Must admit that still in agreement with Bill on the need to look at NCUA structure, practices, spending/budget... but thought it was important to let CU leaders know that given the increased spending and low NCUSIF earnings that CUs are going to be assessed on a regular basis going forward to pay for the lack of change in accountability. competence and transparency at NCUA. The proposed $300/600 million assessment next year is just the first installment - in a series of regular installments - that CU's will have to pay, if the NCUA Board does not "ACT" now to force change.

The major reason for this extended look at the NCUA ladder is, if continued the investment strategy locks the NCUSIF into lower than necessary earnings for the next several years - as Mr. Fazio admits and forecasts!

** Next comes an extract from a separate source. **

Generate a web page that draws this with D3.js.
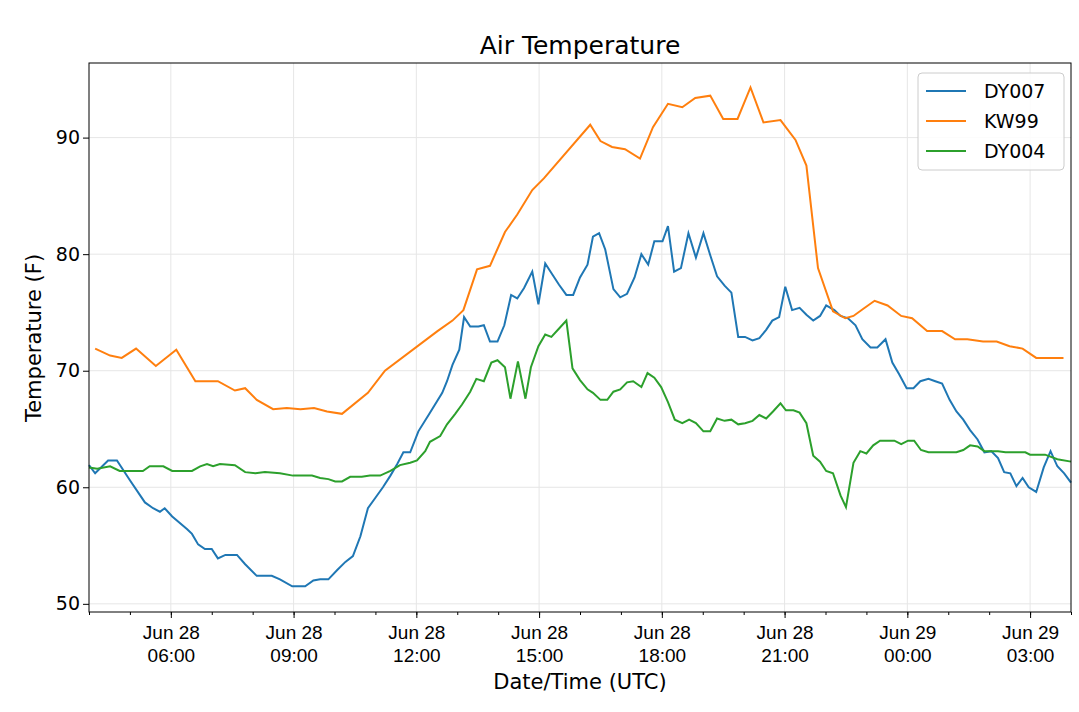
<!DOCTYPE html>
<html><head><meta charset="utf-8">
<script src="https://cdn.jsdelivr.net/npm/d3@7"></script>
<style>body{margin:0;background:#fff;font-family:"DejaVu Sans",sans-serif}</style>
</head><body><svg id="chart" width="1079" height="712"></svg>
<script>
// minutes after Jun 28 04:00 UTC, temperature (F)
var dy007 = [[0,61.9],[9,61.2],[28,62.3],[41,62.3],[60,60.6],[82,58.7],[94,58.2],[104,57.9],[111,58.2],[122,57.5],[144,56.4],[151,56.0],[160,55.1],[170,54.7],[180,54.7],[189,53.9],[200,54.2],[217,54.2],[229,53.4],[246,52.4],[268,52.4],[280,52.1],[298,51.5],[317,51.5],[329,52.0],[339,52.1],[351,52.1],[364,52.9],[376,53.6],[387,54.1],[398,55.8],[409,58.2],[420,59.1],[431,60.0],[442,61.0],[452,62.0],[461,63.0],[471,63.0],[483,64.8],[500,66.4],[518,68.1],[525,69.1],[533,70.5],[543,71.8],[550,74.6],[559,73.8],[571,73.8],[579,73.9],[588,72.5],[599,72.5],[609,73.9],[619,76.5],[628,76.2],[638,77.1],[650,78.5],[659,75.7],[669,79.2],[679,78.3],[689,77.4],[700,76.5],[710,76.5],[720,78.0],[731,79.1],[739,81.5],[748,81.8],[757,80.4],[769,77.0],[779,76.3],[789,76.6],[800,78.0],[810,80.0],[820,79.1],[829,81.1],[841,81.1],[849,82.4],[858,78.5],[868,78.8],[879,81.8],[890,79.7],[901,81.8],[911,79.9],[921,78.1],[932,77.3],[942,76.7],[952,72.9],[962,72.9],[973,72.6],[983,72.8],[993,73.5],[1002,74.3],[1012,74.6],[1021,77.2],[1031,75.2],[1042,75.4],[1052,74.8],[1062,74.3],[1072,74.7],[1081,75.6],[1093,75.2],[1102,74.7],[1113,74.5],[1124,73.9],[1134,72.7],[1146,72.0],[1156,72.0],[1168,72.7],[1178,70.7],[1188,69.7],[1199,68.5],[1209,68.5],[1219,69.1],[1231,69.3],[1241,69.1],[1251,68.9],[1262,67.5],[1272,66.5],[1282,65.8],[1292,64.9],[1303,64.1],[1313,63.0],[1323,63.1],[1333,62.5],[1342,61.3],[1351,61.2],[1360,60.1],[1369,60.8],[1378,60.0],[1389,59.6],[1400,61.7],[1410,63.1],[1420,61.8],[1430,61.2],[1440,60.4]];
var kw99 = [[9,71.9],[31,71.3],[48,71.1],[69,71.9],[98,70.4],[128,71.8],[156,69.1],[189,69.1],[214,68.3],[229,68.5],[246,67.5],[270,66.7],[290,66.8],[310,66.7],[330,66.8],[349,66.5],[371,66.3],[409,68.1],[434,70.0],[511,73.4],[533,74.3],[549,75.2],[569,78.7],[588,79.0],[610,81.9],[628,83.4],[650,85.5],[667,86.5],[735,91.1],[750,89.7],[767,89.2],[786,89.0],[808,88.2],[827,90.9],[849,92.9],[870,92.6],[889,93.4],[911,93.6],[930,91.6],[951,91.6],[970,94.3],[989,91.3],[1014,91.5],[1036,89.8],[1052,87.6],[1069,78.8],[1091,75.1],[1109,74.5],[1121,74.7],[1135,75.3],[1152,76.0],[1171,75.6],[1191,74.7],[1207,74.5],[1229,73.4],[1251,73.4],[1270,72.7],[1288,72.7],[1311,72.5],[1331,72.5],[1350,72.1],[1369,71.9],[1389,71.1],[1429,71.1]];
var dy004 = [[0,61.7],[12,61.6],[31,61.8],[45,61.4],[79,61.4],[89,61.8],[109,61.8],[122,61.4],[151,61.4],[163,61.8],[173,62.0],[182,61.8],[192,62.0],[214,61.9],[229,61.3],[244,61.2],[258,61.3],[280,61.2],[299,61.0],[327,61.0],[339,60.8],[351,60.7],[361,60.5],[371,60.5],[383,60.9],[400,60.9],[412,61.0],[427,61.0],[442,61.4],[456,61.9],[471,62.1],[481,62.3],[493,63.1],[500,63.9],[515,64.4],[525,65.4],[537,66.3],[547,67.1],[559,68.2],[568,69.3],[579,69.1],[590,70.7],[599,70.9],[610,70.3],[618,67.6],[629,70.8],[640,67.6],[648,70.3],[659,72.1],[669,73.1],[678,72.9],[689,73.6],[700,74.3],[709,70.2],[720,69.2],[731,68.4],[739,68.1],[750,67.5],[760,67.5],[769,68.2],[779,68.4],[789,69.0],[798,69.1],[810,68.6],[819,69.8],[829,69.4],[839,68.6],[849,67.3],[859,65.8],[870,65.5],[880,65.8],[890,65.5],[901,64.8],[911,64.8],[921,65.9],[932,65.7],[942,65.8],[952,65.4],[962,65.5],[973,65.7],[983,66.2],[993,65.9],[1003,66.5],[1014,67.2],[1022,66.6],[1033,66.6],[1042,66.4],[1052,65.5],[1062,62.7],[1072,62.2],[1081,61.4],[1091,61.2],[1102,59.3],[1110,58.3],[1121,62.1],[1131,63.1],[1140,62.9],[1150,63.6],[1160,64.0],[1171,64.0],[1181,64.0],[1191,63.7],[1201,64.0],[1210,64.0],[1220,63.2],[1231,63.0],[1241,63.0],[1272,63.0],[1282,63.2],[1292,63.6],[1303,63.5],[1313,63.1],[1333,63.1],[1344,63.0],[1373,63.0],[1380,62.8],[1402,62.8],[1420,62.4],[1440,62.2]];
var seriesNames = ["DY007", "KW99", "DY004"];
var seriesColors = ["#1f77b4", "#ff7f0e", "#2ca02c"];
var yTicks = [50, 60, 70, 80, 90];

var start = new Date(Date.UTC(2018, 5, 28, 4, 0));
var toDate = function(m) { return new Date(start.getTime() + m * 60000); };

var svg = d3.select("#chart");
var L = 89, R = 1071, T = 63, B = 612;

var x = d3.scaleUtc().domain([start, toDate(1440)]).range([L, R]);
var y = d3.scaleLinear().domain([49.3, 96.4]).range([B, T]);

var majors = d3.utcHour.every(3).range(toDate(120), toDate(1441));
var minors = d3.utcHour.every(1).range(start, toDate(1441));

// grid
svg.append("g").selectAll("line").data(majors).join("line")
  .attr("x1", x).attr("x2", x).attr("y1", T).attr("y2", B)
  .attr("stroke", "#e6e6e6");
svg.append("g").selectAll("line").data(yTicks).join("line")
  .attr("x1", L).attr("x2", R).attr("y1", y).attr("y2", y)
  .attr("stroke", "#e6e6e6");

var line = d3.line().x(function(d) { return x(toDate(d[0])); }).y(function(d) { return y(d[1]); });
[dy007, kw99, dy004].forEach(function(s, i) {
  svg.append("path").datum(s).attr("d", line)
    .attr("fill", "none").attr("stroke", seriesColors[i]).attr("stroke-width", 2);
});

// axes
var fmtDay = d3.utcFormat("%b %d"), fmtHr = d3.utcFormat("%H:%M");
var xa = svg.append("g").attr("transform", "translate(0," + B + ")")
  .call(d3.axisBottom(x).tickValues(majors).tickSize(6).tickFormat(""));
xa.selectAll(".tick").each(function(d) {
  var t = d3.select(this).append("text").attr("fill", "#000").attr("font-size", 19)
    .attr("text-anchor", "middle");
  t.append("tspan").attr("x", 0).attr("y", 27).text(fmtDay(d));
  t.append("tspan").attr("x", 0).attr("y", 50).text(fmtHr(d));
});
svg.append("g").attr("transform", "translate(0," + B + ")")
  .call(d3.axisBottom(x).tickValues(minors).tickSize(3).tickFormat(""))
  .select(".domain").remove();
var ya = svg.append("g").attr("transform", "translate(" + L + ",0)")
  .call(d3.axisLeft(y).tickValues(yTicks).tickSize(6));
ya.selectAll("text").attr("font-size", 19).attr("fill", "#000").attr("font-family", "DejaVu Sans");
svg.selectAll(".domain").remove();
svg.append("rect").attr("x", L).attr("y", T).attr("width", R - L).attr("height", B - T)
  .attr("fill", "none").attr("stroke", "#000").attr("stroke-width", 1);

svg.append("text").attr("x", 580).attr("y", 54).attr("text-anchor", "middle")
  .attr("font-size", 25).text("Air Temperature");
svg.append("text").attr("x", 580).attr("y", 689).attr("text-anchor", "middle")
  .attr("font-size", 21).text("Date/Time (UTC)");
svg.append("text").attr("transform", "translate(41,338) rotate(-90)").attr("text-anchor", "middle")
  .attr("font-size", 21).text("Temperature (F)");

// legend
var lg = svg.append("g").attr("transform", "translate(918,73)");
lg.append("rect").attr("width", 146).attr("height", 97).attr("rx", 4)
  .attr("fill", "#fff").attr("fill-opacity", 0.85).attr("stroke", "#ccc");
seriesNames.forEach(function(n, i) {
  var yy = 18 + i * 30;
  lg.append("line").attr("x1", 8).attr("x2", 48).attr("y1", yy).attr("y2", yy)
    .attr("stroke", seriesColors[i]).attr("stroke-width", 2);
  lg.append("text").attr("x", 66).attr("y", yy + 7).attr("font-size", 19).text(n);
});
</script></body></html>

A ladder that works well in a declining interest rate environment does not work well in a raising rate environment - as you are about to find out - if the NCUA Board does not force a repositioning -now! (Perhaps already too little, too late, but...).

Jim Blaine said...

Guess I need to repeat that the obvious... the focus on the NCUSIF is because the NCUA has been funding between 65% and 73% of its operating budget (bloated or otherwise) from the earnings of the NUSIF. Projected NCUSIF earnings can no longer sustain that level of drawdown by the NCUA "zero based budgeteers!

"Just the facts, m'am!"

William Brooks said...

Fazio and company are the problem! They produce little and demand a Yuge tribute for their lack of effective productivity. Directing attention to the inefficiencies of a laddered investment strategy in a raising rate environment is interesting, but will not address the real problem!

Fazio and most of senior management was present and unaccountable for the meltdown of the corporate! Numerous credit union executives had their careers rearranged. Fazio and senior management got promotions and pay increases! Fazio if he were competent and had to actually earn the income he extracts from credit union members would have to require that NCUA employees actually earn their pay!

Fazio and senior management are foxes guarding the hen house!